Shapiro — who is a graduate of Jesuit-run Georgetown Law School — says what his investigation exposed in the Catholic Church was nothing short of “a national criminal enterprise. It was not just limited to Pennsylvania.”
But few of the other attorneys general have anything close to the kind of sweeping power that Pennsylvania law grants Shapiro, starting with his ability to convene a statewide investigative grand jury for this kind of undertaking.
And it remains a big question whether the church itself will cooperate or obstruct. The bishops in most states have been expressing their willingness to assist in the investigations, but those assurances do not count for much, unless the church opens its records to a truly independent review.
Shapiro’s own experience suggests that the church’s promises to cooperate should not be taken at face value. Last year, even as Pennsylvania bishops were making public statements supporting the inquiry, two of the six dioceses under investigation filed motions — initially kept under seal — that sought to block the statewide grand jury, claiming that local law enforcement should have jurisdiction.
Supervising Judge Norman A. Krumenacker III properly dismissed the church’s argument, saying it ran “counter to logic and would potentially permit criminal activity to go uninvestigated and unpunished.”
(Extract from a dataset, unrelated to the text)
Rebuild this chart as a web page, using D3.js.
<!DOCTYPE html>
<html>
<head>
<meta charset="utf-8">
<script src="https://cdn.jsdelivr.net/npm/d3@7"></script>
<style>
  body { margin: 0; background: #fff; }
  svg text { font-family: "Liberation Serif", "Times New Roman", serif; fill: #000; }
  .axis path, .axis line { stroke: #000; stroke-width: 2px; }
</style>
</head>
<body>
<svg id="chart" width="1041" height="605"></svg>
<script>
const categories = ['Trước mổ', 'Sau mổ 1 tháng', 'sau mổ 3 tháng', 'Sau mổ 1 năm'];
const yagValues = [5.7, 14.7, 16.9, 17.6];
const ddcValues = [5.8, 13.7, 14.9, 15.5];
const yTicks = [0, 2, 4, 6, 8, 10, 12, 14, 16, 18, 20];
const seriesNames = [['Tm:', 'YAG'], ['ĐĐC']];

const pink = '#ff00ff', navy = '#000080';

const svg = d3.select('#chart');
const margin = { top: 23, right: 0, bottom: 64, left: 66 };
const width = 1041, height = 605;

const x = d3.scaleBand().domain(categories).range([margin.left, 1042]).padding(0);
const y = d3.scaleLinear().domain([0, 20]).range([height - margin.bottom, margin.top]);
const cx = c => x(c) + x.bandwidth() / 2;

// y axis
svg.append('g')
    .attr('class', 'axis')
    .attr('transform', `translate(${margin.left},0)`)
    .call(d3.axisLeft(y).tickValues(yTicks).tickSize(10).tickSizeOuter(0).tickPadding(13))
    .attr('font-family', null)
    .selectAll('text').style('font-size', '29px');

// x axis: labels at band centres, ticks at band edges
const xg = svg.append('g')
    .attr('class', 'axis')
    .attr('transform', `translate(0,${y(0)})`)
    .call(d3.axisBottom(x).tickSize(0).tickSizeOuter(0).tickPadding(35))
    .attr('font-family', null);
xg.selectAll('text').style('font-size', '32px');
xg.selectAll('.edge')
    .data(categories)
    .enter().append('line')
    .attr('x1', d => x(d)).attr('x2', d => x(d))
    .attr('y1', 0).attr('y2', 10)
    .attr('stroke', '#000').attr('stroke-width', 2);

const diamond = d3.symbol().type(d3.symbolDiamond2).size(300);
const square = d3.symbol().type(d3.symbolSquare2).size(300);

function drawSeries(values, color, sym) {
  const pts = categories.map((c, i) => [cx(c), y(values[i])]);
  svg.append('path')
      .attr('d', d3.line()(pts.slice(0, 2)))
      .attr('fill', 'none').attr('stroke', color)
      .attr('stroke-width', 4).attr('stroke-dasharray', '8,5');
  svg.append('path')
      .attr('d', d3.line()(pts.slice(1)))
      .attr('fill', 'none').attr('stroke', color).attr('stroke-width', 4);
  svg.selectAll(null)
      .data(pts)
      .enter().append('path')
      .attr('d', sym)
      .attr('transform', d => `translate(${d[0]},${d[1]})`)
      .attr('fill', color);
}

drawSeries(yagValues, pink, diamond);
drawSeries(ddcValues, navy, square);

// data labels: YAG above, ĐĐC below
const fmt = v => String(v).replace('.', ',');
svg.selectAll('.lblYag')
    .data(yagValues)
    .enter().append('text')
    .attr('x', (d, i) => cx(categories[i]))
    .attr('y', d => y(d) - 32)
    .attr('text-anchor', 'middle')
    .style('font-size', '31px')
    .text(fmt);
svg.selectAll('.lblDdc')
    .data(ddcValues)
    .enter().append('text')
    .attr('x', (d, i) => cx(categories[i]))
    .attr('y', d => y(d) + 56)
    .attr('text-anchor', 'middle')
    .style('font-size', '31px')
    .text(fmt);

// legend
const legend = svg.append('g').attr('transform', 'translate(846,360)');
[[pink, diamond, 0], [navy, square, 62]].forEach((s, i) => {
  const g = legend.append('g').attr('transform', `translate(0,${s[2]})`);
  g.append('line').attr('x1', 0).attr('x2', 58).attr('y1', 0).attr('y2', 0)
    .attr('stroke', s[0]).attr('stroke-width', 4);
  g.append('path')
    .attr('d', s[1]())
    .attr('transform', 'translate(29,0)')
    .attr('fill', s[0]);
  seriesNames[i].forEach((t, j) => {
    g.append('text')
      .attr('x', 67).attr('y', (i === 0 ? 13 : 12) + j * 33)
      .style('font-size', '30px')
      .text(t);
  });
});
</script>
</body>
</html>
The legal wrangling has continued even after the release of the grand jury report. On Sept. 26, the state Supreme Court heard arguments over whether those whose names were redacted from the 1,400-page interim report should continue to have their identities protected.
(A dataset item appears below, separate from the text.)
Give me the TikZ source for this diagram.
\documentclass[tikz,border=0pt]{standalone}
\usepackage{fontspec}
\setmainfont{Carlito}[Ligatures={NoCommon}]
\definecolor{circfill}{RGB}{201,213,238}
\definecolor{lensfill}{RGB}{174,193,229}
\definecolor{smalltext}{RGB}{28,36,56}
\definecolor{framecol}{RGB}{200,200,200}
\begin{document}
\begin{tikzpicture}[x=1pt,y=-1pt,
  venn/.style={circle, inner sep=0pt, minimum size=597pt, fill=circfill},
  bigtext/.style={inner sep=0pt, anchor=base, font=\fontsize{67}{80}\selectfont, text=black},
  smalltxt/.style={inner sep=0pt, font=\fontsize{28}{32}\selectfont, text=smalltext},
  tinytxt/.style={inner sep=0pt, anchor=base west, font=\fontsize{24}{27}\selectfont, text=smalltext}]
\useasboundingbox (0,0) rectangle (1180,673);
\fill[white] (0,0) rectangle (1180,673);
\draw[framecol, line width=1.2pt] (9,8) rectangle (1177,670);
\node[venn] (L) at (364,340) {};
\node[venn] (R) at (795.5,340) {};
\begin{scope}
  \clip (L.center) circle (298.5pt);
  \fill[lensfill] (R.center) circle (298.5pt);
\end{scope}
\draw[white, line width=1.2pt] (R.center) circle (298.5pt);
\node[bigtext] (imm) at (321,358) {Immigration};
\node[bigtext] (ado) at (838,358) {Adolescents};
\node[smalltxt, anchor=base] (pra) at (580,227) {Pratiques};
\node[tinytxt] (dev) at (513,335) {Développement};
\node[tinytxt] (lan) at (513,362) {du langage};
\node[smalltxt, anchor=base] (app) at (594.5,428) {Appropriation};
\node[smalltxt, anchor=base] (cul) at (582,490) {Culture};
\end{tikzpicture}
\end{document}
The attorney general’s office is pressing to publicly name them in the final version of the report; the petitioners’ lawyers — who will not confirm the obvious, which is that their clients are clergy, or even how many of them there are — say the accused were not afforded due process.
If the church and its allies succeed in stifling the report, it could be a first step toward curbing the attorney general’s powers under the state’s muscular grand jury law.
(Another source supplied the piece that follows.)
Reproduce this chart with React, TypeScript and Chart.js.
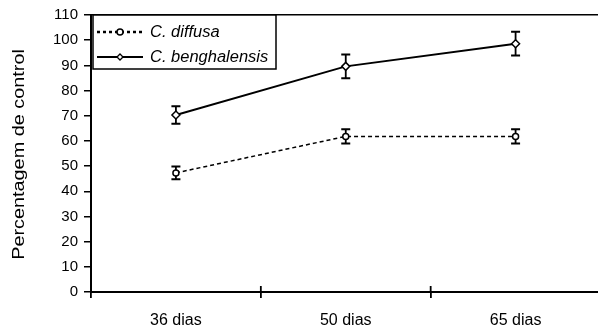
import React, { useEffect, useRef } from "react";
import { Chart, registerables } from "chart.js";

Chart.register(...registerables);

const categories = ["36 dias", "50 dias", "65 dias"];
const diffusaValues = [47.3, 61.8, 61.8];
const diffusaErrors = [2.5, 2.8, 2.8];
const benghalensisValues = [70.3, 89.6, 98.6];
const benghalensisErrors = [3.5, 4.7, 4.7];
const seriesNames = ["C. diffusa", "C. benghalensis"];
const yTitle = "Percentagem de control";
const yMin = 0;
const yMax = 110;
const yStep = 10;

const errorSets = [diffusaErrors, benghalensisErrors];

const errorBarPlugin = {
  id: "errorBars",
  beforeDatasetsDraw(chart: any) {
    const ctx = chart.ctx;
    const y = chart.scales.y;
    const x = chart.scales.x;
    ctx.save();
    ctx.strokeStyle = "#000";
    chart.data.datasets.forEach((ds: any, di: number) => {
      ds.data.forEach((v: number, i: number) => {
        const e = errorSets[di][i];
        const px = x.getPixelForValue(i);
        const top = y.getPixelForValue(v + e);
        const bot = y.getPixelForValue(v - e);
        ctx.lineWidth = 1.8;
        ctx.beginPath();
        ctx.moveTo(px, top);
        ctx.lineTo(px, bot);
        ctx.stroke();
        ctx.lineWidth = 2;
        ctx.beginPath();
        ctx.moveTo(px - 4.5, top);
        ctx.lineTo(px + 4.5, top);
        ctx.moveTo(px - 4.5, bot);
        ctx.lineTo(px + 4.5, bot);
        ctx.stroke();
      });
    });
    ctx.restore();
  },
};

const framePlugin = {
  id: "frameExtras",
  afterDraw(chart: any) {
    const ctx = chart.ctx;
    const area = chart.chartArea;
    const x = chart.scales.x;
    ctx.save();
    const half = (x.getPixelForValue(1) - x.getPixelForValue(0)) / 2;
    ctx.strokeStyle = "#000";
    ctx.lineWidth = 1.8;
    for (let i = 1; i < categories.length; i++) {
      const bx = x.getPixelForValue(i) - half;
      ctx.beginPath();
      ctx.moveTo(bx, area.bottom - 6);
      ctx.lineTo(bx, area.bottom);
      ctx.stroke();
    }
    ctx.fillStyle = "#000";
    ctx.font = "16px 'Liberation Sans', Arial, sans-serif";
    ctx.textAlign = "center";
    ctx.textBaseline = "middle";
    ctx.translate(20, (area.top + area.bottom) / 2 + 1);
    ctx.rotate(-Math.PI / 2);
    ctx.scale(1.24, 1);
    ctx.fillText(yTitle, 0, 0);
    ctx.restore();

    ctx.save();
    const lx = area.left + 2;
    const ly = area.top;
    const lw = 183;
    const lh = 54;
    ctx.fillStyle = "#fff";
    ctx.fillRect(lx, ly, lw, lh);
    ctx.strokeStyle = "#000";
    ctx.lineWidth = 1.5;
    ctx.strokeRect(lx, ly, lw, lh);
    const rows = [ly + 17, ly + 42];
    ctx.lineWidth = 2.5;
    ctx.setLineDash([3, 3]);
    ctx.beginPath();
    ctx.moveTo(lx + 4, rows[0]);
    ctx.lineTo(lx + 50, rows[0]);
    ctx.stroke();
    ctx.setLineDash([]);
    ctx.lineWidth = 1.5;
    ctx.fillStyle = "#fff";
    ctx.beginPath();
    ctx.arc(lx + 27, rows[0], 3, 0, Math.PI * 2);
    ctx.fill();
    ctx.stroke();
    ctx.lineWidth = 1.8;
    ctx.beginPath();
    ctx.moveTo(lx + 4, rows[1]);
    ctx.lineTo(lx + 50, rows[1]);
    ctx.stroke();
    ctx.lineWidth = 1.3;
    ctx.beginPath();
    ctx.moveTo(lx + 27, rows[1] - 3);
    ctx.lineTo(lx + 30, rows[1]);
    ctx.lineTo(lx + 27, rows[1] + 3);
    ctx.lineTo(lx + 24, rows[1]);
    ctx.closePath();
    ctx.fill();
    ctx.stroke();
    ctx.fillStyle = "#000";
    ctx.font = "italic 16px 'Liberation Sans', Arial, sans-serif";
    ctx.textAlign = "left";
    ctx.textBaseline = "middle";
    seriesNames.forEach((n, i) => {
      ctx.save();
      ctx.translate(lx + 57, rows[i] + 1);
      ctx.scale(1.03, 1);
      ctx.fillText(n, 0, 0);
      ctx.restore();
    });
    ctx.restore();
  },
};

export default function App() {
  const ref = useRef<HTMLCanvasElement | null>(null);
  useEffect(() => {
    document.body.style.margin = "0";
    const canvas = ref.current!;
    const chart = new Chart(canvas, {
      type: "line",
      data: {
        labels: categories,
        datasets: [
          {
            label: seriesNames[0],
            data: diffusaValues,
            borderColor: "#000",
            borderWidth: 1.5,
            borderDash: [4, 3],
            pointStyle: "circle",
            pointRadius: 3,
            pointBorderWidth: 1.5,
            pointBackgroundColor: "#fff",
            pointBorderColor: "#000",
            tension: 0,
          },
          {
            label: seriesNames[1],
            data: benghalensisValues,
            borderColor: "#000",
            borderWidth: 2,
            pointStyle: "rectRot",
            pointRadius: 4,
            pointBorderWidth: 1.5,
            pointBackgroundColor: "#fff",
            pointBorderColor: "#000",
            tension: 0,
          },
        ],
      },
      options: {
        responsive: false,
        animation: false,
        events: [],
        layout: { padding: { left: 0, right: 2, top: 14.5, bottom: 0 } },
        plugins: {
          legend: { display: false },
          tooltip: { enabled: false },
        },
        scales: {
          x: {
            type: "category",
            offset: true,
            border: { display: true, color: "#000", width: 2 },
            grid: {
              offset: true,
              display: true,
              drawOnChartArea: false,
              drawTicks: true,
              tickLength: 6,
              color: "#000",
              lineWidth: 1.8,
            },
            ticks: {
              color: "#000",
              padding: 13,
              font: { family: "'Liberation Sans', Arial, sans-serif", size: 16 },
              maxRotation: 0,
            },
            afterFit: (s: any) => {
              s.height = 39;
            },
          },
          y: {
            min: yMin,
            max: yMax,
            border: { display: true, color: "#000", width: 2 },
            grid: {
              drawOnChartArea: true,
              drawTicks: true,
              tickLength: 7,
              color: (c: any) => (c.tick && c.tick.value === yMax ? "#000" : "rgba(0,0,0,0)"),
              tickColor: "#000",
              lineWidth: 1.5,
            },
            ticks: {
              stepSize: yStep,
              color: "#000",
              padding: 6,
              font: { family: "'Liberation Sans', Arial, sans-serif", size: 15 },
            },
            afterFit: (s: any) => {
              s.width = 91;
            },
          },
        },
      },
      plugins: [errorBarPlugin, framePlugin],
    });
    return () => chart.destroy();
  }, []);
  return (
    <div style={{ width: 598, height: 331, overflow: "hidden", position: "relative" }}>
      <canvas ref={ref} width={606} height={331} style={{ display: "block" }} />
    </div>
  );
}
“What is really at stake here is less about the identity of these petitioners and more about curtailing the grand jury act and protecting powerful institutions like the Catholic Church,” the attorney general added.
Meanwhile, the political dynamic around the issue of sexual abuse is rapidly shifting. On Sept. 25, the Pennsylvania House voted to accept the grand jury recommendation to ease the statute of limitations on sexual abuse cases.
By a lopsided 173-21, it approved a measure that would allow victims of sexual abuse older than 30 a two-year window in which to sue, regardless of how long ago the offense occurred. The measure, however, faces more resistance in the Senate, and church leaders are lobbying against it.
Shapiro is optimistic. “Times are different. This report is commanding lawmakers’ attention, and unlike nearly every other issue, there does not seem to be a shred of partisanship to this,” he said.
Pennsylvania has led the rest of the country onto this very long road, and it remains worth watching, as it navigates what no doubt will be many bumps along the way. An institution corrupted by its own power will not give up that power easily.
“This,” Shapiro predicted, “is going to go on for years and years and years.”